Paging Jesus. Please call the office. What we've got here is a failure to communicate:
A Southern Baptist leader who is calling for Christians to avoid yoga and its spiritual attachments is getting plenty of pushback from enthusiasts who defend the ancient practice.
Southern Baptist Seminary President Albert Mohler says the stretching and meditative discipline derived from Eastern religions is not a Christian pathway to God.
Mohler argued in his online essay last month that Christians who practice yoga "must either deny the reality of what yoga represents or fail to see the contradictions between their Christian commitments and their embrace of yoga."
He said his view is "not an eccentric Christian position."
Other Christian leaders have said practicing yoga is incompatible with the teachings of Jesus. Pat Robertson has called the chanting and other spiritual components that go along with yoga "really spooky." California megachurch pastor John MacArthur called yoga a "false religion." Muslim clerics have banned Muslims from practicing yoga in Egypt, Malaysia and Indonesia, citing similar concerns.
I'm positive there are plenty of people who fully embrace the spiritual aspects of yoga.
But I'm just as positive there are more people (by far) who just like to stretch.
But no, you can't relax, stretch out, and get a little serenity and focus and still be a Christian if you use a method invented by brown people.
If you want some exercise, do the kind approved by the very white and not at all brown Jesus himself. Extreme fighting!
"Hard punches!" he shouted from the sidelines of a martial arts event called Cage Assault. "Finish the fight! To the head! To the head!"
The young man was a member of a fight team at Xtreme Ministries, a small church near Nashville that doubles as a mixed martial arts academy. Mr. Renken, who founded the church and academy, doubles as the team’s coach. The school’s motto is "Where Feet, Fist and Faith Collide."
That didn't make you retch just a little bit? Well, do you wonder why churches would be turning to something as seeming incompatible with a religion of peace (Hello!) as this?

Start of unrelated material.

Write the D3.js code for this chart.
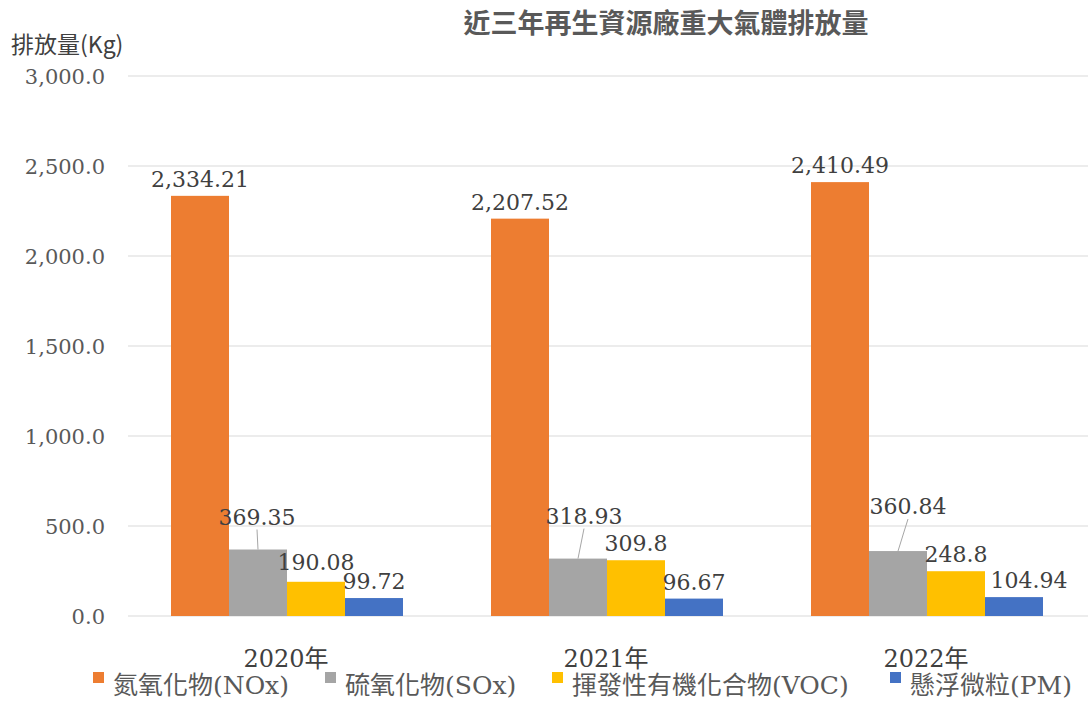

The goal, these pastors say, is to inject some machismo into their ministries — and into the image of Jesus — in the hope of making Christianity more appealing. "Compassion and love — we agree with all that stuff, too," said Brandon Beals, 37, the lead pastor at Canyon Creek Church outside of Seattle. "But what led me to find Christ was that Jesus was a fighter."
The outreach is part of a larger and more longstanding effort on the part of some ministers who fear that their churches have become too feminized, promoting kindness and compassion at the expense of strength and responsibility.
"The man should be the overall leader of the household," said Ryan Dobson, 39, a pastor and fan of mixed martial arts who is the son of James C. Dobson, the founder of Focus on the Family, a prominent evangelical group. "We’ve raised a generation of little boys."
Good to know.
I'm thinking there's maybe a ministry opportunity in pointing out that Jesus was a drinker, as well.
Of course, just to man it up a little, you should probably plan on smashing the bottle over someone's head when you're done. Maybe a yoga dude, praise God.